Ikún left, troubled. It wondered who its enemy could be. The only one that came to mind was the groundnut farmer, whose produce it relished. Resolving to obey the warning, Ikún avoided the groundnut farm.
The farmer soon noticed that Ikún no longer raided his crops. Suspicious, he tried several tricks. He attempted to smoke Ikún out of its burrow, but failed—for as elders say, òrò burúkú kii ká ikún mó’lé (misfortune never meets the squirrel at home). He tried hunting it at night, but that too failed—for ikún kii jé l’óru (the squirrel never ventures out at night).

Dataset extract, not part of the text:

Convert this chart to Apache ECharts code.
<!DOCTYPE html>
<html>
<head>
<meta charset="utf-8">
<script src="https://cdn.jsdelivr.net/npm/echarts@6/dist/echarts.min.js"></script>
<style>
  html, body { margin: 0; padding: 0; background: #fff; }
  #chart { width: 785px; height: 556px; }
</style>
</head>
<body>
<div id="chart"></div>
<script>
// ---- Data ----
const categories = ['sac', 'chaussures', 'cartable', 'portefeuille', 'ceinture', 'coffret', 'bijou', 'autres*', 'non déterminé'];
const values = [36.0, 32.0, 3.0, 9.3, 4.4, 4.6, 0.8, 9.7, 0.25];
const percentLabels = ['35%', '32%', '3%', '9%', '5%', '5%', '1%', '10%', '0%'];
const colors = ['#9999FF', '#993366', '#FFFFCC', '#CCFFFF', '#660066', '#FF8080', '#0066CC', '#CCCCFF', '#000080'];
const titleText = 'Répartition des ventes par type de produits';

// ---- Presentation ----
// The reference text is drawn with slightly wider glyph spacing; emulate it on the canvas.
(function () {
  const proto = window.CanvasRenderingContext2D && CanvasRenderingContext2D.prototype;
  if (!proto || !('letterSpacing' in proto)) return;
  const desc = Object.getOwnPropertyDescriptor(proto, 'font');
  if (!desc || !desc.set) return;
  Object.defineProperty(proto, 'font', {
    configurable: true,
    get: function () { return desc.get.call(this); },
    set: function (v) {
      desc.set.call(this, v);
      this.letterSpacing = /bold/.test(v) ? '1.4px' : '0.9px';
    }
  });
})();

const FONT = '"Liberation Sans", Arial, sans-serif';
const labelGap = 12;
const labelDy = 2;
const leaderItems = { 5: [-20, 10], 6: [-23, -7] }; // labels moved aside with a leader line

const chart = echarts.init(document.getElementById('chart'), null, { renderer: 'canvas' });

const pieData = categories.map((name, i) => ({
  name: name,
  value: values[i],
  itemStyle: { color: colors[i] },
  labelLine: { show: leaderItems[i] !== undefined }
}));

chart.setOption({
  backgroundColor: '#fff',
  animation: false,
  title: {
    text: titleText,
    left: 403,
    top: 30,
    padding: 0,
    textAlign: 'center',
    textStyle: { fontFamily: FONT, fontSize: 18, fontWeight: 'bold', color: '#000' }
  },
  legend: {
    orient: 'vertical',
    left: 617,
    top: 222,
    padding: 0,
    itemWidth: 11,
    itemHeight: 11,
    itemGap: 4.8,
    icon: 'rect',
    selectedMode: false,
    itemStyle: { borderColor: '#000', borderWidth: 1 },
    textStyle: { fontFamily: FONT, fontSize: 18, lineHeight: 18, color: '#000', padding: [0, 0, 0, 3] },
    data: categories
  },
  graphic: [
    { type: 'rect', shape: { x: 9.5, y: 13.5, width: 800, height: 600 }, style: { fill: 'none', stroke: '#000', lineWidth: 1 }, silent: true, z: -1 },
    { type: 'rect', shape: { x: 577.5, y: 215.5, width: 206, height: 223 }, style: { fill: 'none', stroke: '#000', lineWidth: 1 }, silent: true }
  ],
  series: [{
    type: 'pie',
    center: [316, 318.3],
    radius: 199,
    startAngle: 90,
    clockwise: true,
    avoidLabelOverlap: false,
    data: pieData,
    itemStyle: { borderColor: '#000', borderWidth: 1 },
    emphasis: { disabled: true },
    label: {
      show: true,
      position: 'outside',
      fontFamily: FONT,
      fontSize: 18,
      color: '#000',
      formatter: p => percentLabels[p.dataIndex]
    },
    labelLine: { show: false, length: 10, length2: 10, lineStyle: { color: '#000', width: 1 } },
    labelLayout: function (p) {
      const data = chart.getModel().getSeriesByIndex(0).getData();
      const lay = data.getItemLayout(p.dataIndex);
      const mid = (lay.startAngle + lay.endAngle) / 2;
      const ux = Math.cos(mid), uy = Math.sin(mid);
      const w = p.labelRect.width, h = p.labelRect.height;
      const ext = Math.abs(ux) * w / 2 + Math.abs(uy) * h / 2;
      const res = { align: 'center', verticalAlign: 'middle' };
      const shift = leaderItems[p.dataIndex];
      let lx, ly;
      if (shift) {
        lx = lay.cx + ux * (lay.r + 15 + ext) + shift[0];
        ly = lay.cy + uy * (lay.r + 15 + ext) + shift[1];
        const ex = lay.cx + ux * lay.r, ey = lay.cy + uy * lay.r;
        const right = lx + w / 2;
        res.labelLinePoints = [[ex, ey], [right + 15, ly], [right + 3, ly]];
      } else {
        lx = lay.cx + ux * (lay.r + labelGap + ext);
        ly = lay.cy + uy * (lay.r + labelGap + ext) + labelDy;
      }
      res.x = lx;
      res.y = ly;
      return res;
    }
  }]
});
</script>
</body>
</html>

At last, the farmer set a trap, using ripe banana as bait. The fruit was carefully placed over the blade, waiting to spring at the slightest tug.
Not long after, Ikún wandered by and spotted the banana. Overjoyed, it rushed forward. Banana was a delicacy, and its sweetness irresistible. Ikún took a bite, wagged its tail, and forgot all about the Oracle’s warning. It bit again, wagged its tail, and then tried to carry the whole banana away.
In a flash, the trap snapped. Ikún was caught between the jaws of death. Too late, it realised the truth: the sweet gift from the enemy was a lure to destruction. With its dying breath, it remembered the Oracle’s words.
Our elders, who preserved this tale, summed it up in the saying: ikun ńjẹ ògèdè, ikún ńrè’dí; ikún ò mọ̀ pé ohun tó dùn mà únpa ènìyàn (the squirrel wags its tail while eating banana, not knowing that what is sweet is what kills a man).
And that, precisely, is what the defecting governors are doing today. The banana from the ruling APC is sweet, but beneath its sweetness lies a deadly trap.